===== GIVEN MATERIAL

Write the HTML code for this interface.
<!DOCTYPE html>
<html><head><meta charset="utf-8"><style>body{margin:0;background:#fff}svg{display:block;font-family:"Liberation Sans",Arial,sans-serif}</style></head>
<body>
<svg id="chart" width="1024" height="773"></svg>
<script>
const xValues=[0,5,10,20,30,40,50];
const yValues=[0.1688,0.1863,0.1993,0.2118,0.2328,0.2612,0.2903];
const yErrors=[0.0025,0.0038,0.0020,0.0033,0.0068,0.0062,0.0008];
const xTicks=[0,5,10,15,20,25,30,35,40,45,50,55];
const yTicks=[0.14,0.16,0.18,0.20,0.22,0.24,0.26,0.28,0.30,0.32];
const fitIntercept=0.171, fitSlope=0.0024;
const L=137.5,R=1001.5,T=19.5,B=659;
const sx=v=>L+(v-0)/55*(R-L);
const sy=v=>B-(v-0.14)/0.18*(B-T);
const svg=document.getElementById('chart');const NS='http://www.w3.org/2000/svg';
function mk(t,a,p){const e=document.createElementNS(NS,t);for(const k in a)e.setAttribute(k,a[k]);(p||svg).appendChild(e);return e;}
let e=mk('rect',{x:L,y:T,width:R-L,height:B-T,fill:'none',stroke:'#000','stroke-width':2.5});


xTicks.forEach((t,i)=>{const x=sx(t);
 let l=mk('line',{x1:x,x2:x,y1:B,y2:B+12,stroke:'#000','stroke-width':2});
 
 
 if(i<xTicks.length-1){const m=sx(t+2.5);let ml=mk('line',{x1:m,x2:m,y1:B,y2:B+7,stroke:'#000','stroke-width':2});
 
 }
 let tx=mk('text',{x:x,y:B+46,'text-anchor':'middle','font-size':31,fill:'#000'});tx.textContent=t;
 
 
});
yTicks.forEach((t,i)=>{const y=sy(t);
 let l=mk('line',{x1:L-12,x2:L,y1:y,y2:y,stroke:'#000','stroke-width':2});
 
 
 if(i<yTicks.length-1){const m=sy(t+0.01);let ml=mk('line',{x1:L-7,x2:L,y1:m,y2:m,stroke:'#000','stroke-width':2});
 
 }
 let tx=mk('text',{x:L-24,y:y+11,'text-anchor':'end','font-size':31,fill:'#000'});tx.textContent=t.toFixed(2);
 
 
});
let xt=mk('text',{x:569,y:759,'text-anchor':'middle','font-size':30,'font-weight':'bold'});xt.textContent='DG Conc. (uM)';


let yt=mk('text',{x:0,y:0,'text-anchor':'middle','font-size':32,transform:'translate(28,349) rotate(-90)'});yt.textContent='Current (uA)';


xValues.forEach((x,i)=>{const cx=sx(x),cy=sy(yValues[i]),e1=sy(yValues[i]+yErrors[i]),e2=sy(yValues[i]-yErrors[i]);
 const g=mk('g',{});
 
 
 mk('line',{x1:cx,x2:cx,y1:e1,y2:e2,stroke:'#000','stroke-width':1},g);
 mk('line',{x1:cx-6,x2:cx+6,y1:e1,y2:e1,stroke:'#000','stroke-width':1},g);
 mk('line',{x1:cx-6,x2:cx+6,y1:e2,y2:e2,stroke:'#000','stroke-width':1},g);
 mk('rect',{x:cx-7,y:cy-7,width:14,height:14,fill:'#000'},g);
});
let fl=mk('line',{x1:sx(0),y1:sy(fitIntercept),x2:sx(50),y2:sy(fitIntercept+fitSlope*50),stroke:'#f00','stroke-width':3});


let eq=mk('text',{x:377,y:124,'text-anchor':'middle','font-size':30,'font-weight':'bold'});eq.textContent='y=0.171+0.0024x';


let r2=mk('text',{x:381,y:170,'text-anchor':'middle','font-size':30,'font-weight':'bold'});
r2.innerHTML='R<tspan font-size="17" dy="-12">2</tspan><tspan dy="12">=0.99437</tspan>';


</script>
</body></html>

==========

EXERCISE PROMPT - Copy the material above verbatim.

RESULT BELOW -
Write the HTML code for this interface.
<!DOCTYPE html>
<html><head><meta charset="utf-8"><style>body{margin:0;background:#fff}svg{display:block;font-family:"Liberation Sans",Arial,sans-serif}</style></head>
<body>
<svg id="chart" width="1024" height="773"></svg>
<script>
const xValues=[0,5,10,20,30,40,50];
const yValues=[0.1688,0.1863,0.1993,0.2118,0.2328,0.2612,0.2903];
const yErrors=[0.0025,0.0038,0.0020,0.0033,0.0068,0.0062,0.0008];
const xTicks=[0,5,10,15,20,25,30,35,40,45,50,55];
const yTicks=[0.14,0.16,0.18,0.20,0.22,0.24,0.26,0.28,0.30,0.32];
const fitIntercept=0.171, fitSlope=0.0024;
const L=137.5,R=1001.5,T=19.5,B=659;
const sx=v=>L+(v-0)/55*(R-L);
const sy=v=>B-(v-0.14)/0.18*(B-T);
const svg=document.getElementById('chart');const NS='http://www.w3.org/2000/svg';
function mk(t,a,p){const e=document.createElementNS(NS,t);for(const k in a)e.setAttribute(k,a[k]);(p||svg).appendChild(e);return e;}
let e=mk('rect',{x:L,y:T,width:R-L,height:B-T,fill:'none',stroke:'#000','stroke-width':2.5});


xTicks.forEach((t,i)=>{const x=sx(t);
 let l=mk('line',{x1:x,x2:x,y1:B,y2:B+12,stroke:'#000','stroke-width':2});
 
 
 if(i<xTicks.length-1){const m=sx(t+2.5);let ml=mk('line',{x1:m,x2:m,y1:B,y2:B+7,stroke:'#000','stroke-width':2});
 
 }
 let tx=mk('text',{x:x,y:B+46,'text-anchor':'middle','font-size':31,fill:'#000'});tx.textContent=t;
 
 
});
yTicks.forEach((t,i)=>{const y=sy(t);
 let l=mk('line',{x1:L-12,x2:L,y1:y,y2:y,stroke:'#000','stroke-width':2});
 
 
 if(i<yTicks.length-1){const m=sy(t+0.01);let ml=mk('line',{x1:L-7,x2:L,y1:m,y2:m,stroke:'#000','stroke-width':2});
 
 }
 let tx=mk('text',{x:L-24,y:y+11,'text-anchor':'end','font-size':31,fill:'#000'});tx.textContent=t.toFixed(2);
 
 
});
let xt=mk('text',{x:569,y:759,'text-anchor':'middle','font-size':30,'font-weight':'bold'});xt.textContent='DG Conc. (uM)';


let yt=mk('text',{x:0,y:0,'text-anchor':'middle','font-size':32,transform:'translate(28,349) rotate(-90)'});yt.textContent='Current (uA)';


xValues.forEach((x,i)=>{const cx=sx(x),cy=sy(yValues[i]),e1=sy(yValues[i]+yErrors[i]),e2=sy(yValues[i]-yErrors[i]);
 const g=mk('g',{});
 
 
 mk('line',{x1:cx,x2:cx,y1:e1,y2:e2,stroke:'#000','stroke-width':1},g);
 mk('line',{x1:cx-6,x2:cx+6,y1:e1,y2:e1,stroke:'#000','stroke-width':1},g);
 mk('line',{x1:cx-6,x2:cx+6,y1:e2,y2:e2,stroke:'#000','stroke-width':1},g);
 mk('rect',{x:cx-7,y:cy-7,width:14,height:14,fill:'#000'},g);
});
let fl=mk('line',{x1:sx(0),y1:sy(fitIntercept),x2:sx(50),y2:sy(fitIntercept+fitSlope*50),stroke:'#f00','stroke-width':3});


let eq=mk('text',{x:377,y:124,'text-anchor':'middle','font-size':30,'font-weight':'bold'});eq.textContent='y=0.171+0.0024x';


let r2=mk('text',{x:381,y:170,'text-anchor':'middle','font-size':30,'font-weight':'bold'});
r2.innerHTML='R<tspan font-size="17" dy="-12">2</tspan><tspan dy="12">=0.99437</tspan>';


</script>
</body></html>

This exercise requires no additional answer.